In turn, immigrants have made many contributions to the growth and development of the United States.
- The majority of workers who built the transcontinental railroads were Irish and Chinese immigrants.
- Some first generation immigrants were entrepreneurs who promoted economic growth such as Andrew Carnegie and Alexander Graham Bell from Scotland.
- Immigrants supplied a great part of the labor force that helped to make the U.S. the world’s largest industrial power by the end of the 19th century.
- Second and third generation immigrants went to school and became doctors, lawyers and businessmen.
- Immigrant groups also contributed to the political and cultural life of the nation. Immigrants turned out to vote in large numbers and exercised political influence through the political bosses and political clubs in ethnic neighborhoods.
- Although at first diversity provoked resistance from native-born Americans, eventually the diversity provided by immigration helped to promote tolerance and a more democratic society. Ethnic neighborhoods provided foods and customs that gradually became part of the American culture, including such diverse contributions as Santa Claus and pizza.
It is not essential for students to know:
- Students do not need to know the names and locations of all of the countries of eastern and southern Europe from which the new immigrants came.
- They do not need to be able to locate all of the port cities (except New York and San Francisco) to which immigrants arrived or the cities that their population
helped to build.
- Students do not need to be able to name the many ethnic neighborhoods that developed.
- Students do not need to know the names and dates of the Chinese Exclusion Act of 1882 or the Gentlemen’s Agreement of 1907 that limited immigration from Asia.
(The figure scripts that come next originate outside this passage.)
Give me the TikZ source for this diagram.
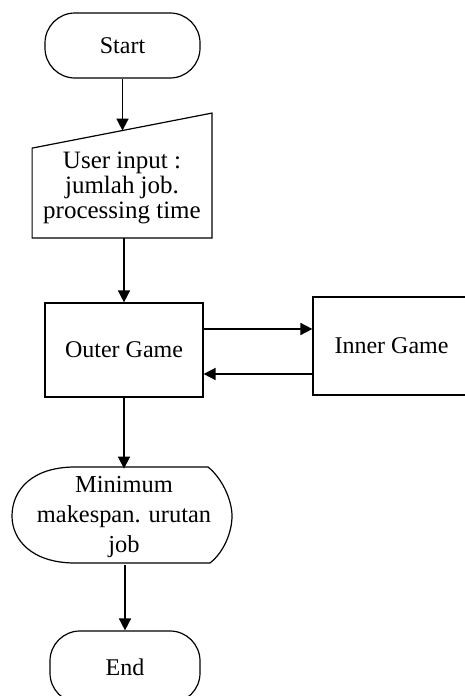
\documentclass[tikz,border=0pt]{standalone}
\usepackage{fontspec}
\setmainfont{Liberation Serif}
\usetikzlibrary{arrows.meta,calc}

\tikzset{
  box/.style={draw, line width=0.6pt, inner sep=0pt, align=center,
    font=\fontsize{12}{12.5}\selectfont},
  term/.style={box, rounded corners=15pt},
  plain/.style={inner sep=0pt, align=center},
  arr/.style={line width=0.8pt, -{Triangle[length=6pt,width=6pt]}},
  outline/.style={line width=0.6pt}
}

\begin{document}
\begin{tikzpicture}[x=0.5pt,y=-0.5pt]
  \fill[white] (0,0) rectangle (465,696);
  \useasboundingbox (0,0) rectangle (465,696);

  % terminal: start
  \node[term, minimum width=77.5pt, minimum height=32.5pt] (start) at (122.5,45.5) {Start};

  % manual input block (slanted top drawn around the text node)
  \node[plain, minimum width=89.5pt, minimum height=49.5pt,
        font=\fontsize{12.5}{12.5}\selectfont] (inp) at (122,188)
        {User input :\\ jumlah job.\\ processing time};
  \draw[outline] (inp.south west) -- (inp.south east)
     -- ([yshift=12.5pt]inp.north east) -- ([yshift=-5pt]inp.north west) -- cycle;
  \coordinate (inpin) at ([yshift=3.75pt]inp.north);

  % process boxes
  \node[box, minimum width=79pt, minimum height=47pt] (outer) at (124,350) {Outer Game};
  \node[box, minimum width=78.5pt, minimum height=49pt] (inner) at (391.5,346) {Inner Game};

  % display block with result
  \node[plain, minimum height=48pt, font=\fontsize{12.2}{15}\selectfont] (disp) at (124,517)
        {Minimum\\ makespan. urutan\\ job};
  \draw[outline] (75,467) -- (208,467)
     .. controls (222,478) and (232,500) .. (232,516)
     .. controls (232,532) and (224,552) .. (210,563)
     -- (75,563)
     .. controls (32,563) and (12,540) .. (12,516)
     .. controls (12,490) and (32,467) .. (75,467) -- cycle;

  % terminal: end
  \node[term, minimum width=75pt, minimum height=36pt] (end) at (125,667) {End};

  % flow
  \draw[arr] (start.south) -- (start.south |- inpin);
  \draw[arr] (inp.south -| outer.north) -- (outer.north);
  \coordinate (o1) at ([yshift=10.5pt]outer.east);
  \coordinate (o2) at ([yshift=-12pt]outer.east);
  \draw[arr] (o1) -- (o1 -| inner.west);
  \draw[arr] (o2 -| inner.west) -- (o2);
  \draw[arr] (outer.south) -- (outer.south |- disp.north);
  \draw[arr] (disp.south -| end.north) -- (end.north);
\end{tikzpicture}
\end{document}
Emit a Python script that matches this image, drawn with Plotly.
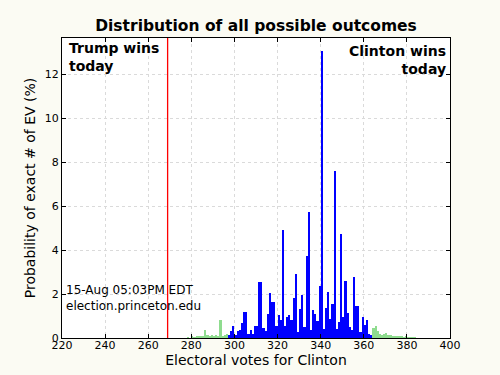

- They do not need to know about
the role of the press in promoting the idea of the “Yellow Peril” or that these same prejudices contributed to the internment of Japanese during World War II.
- Students do not need to know anything about the drinking habits of immigrants that contributed to the temperance movement such as the German beer gardens and the Italian vineyards.
- Although students need to know that anti-immigrant prejudices were
widespread, they do not need to know the names that native-born Americans derisively called immigrants such as the “fighting Irish” or “shanty Irish” or “lace-curtain Irish.” It would be impossible for students to know all of the contributions that immigrants made to the customs and culture of the United States. However, it is important that students be offered specific examples so that they understand the significance of these contributions. These examples are left to teacher discretion.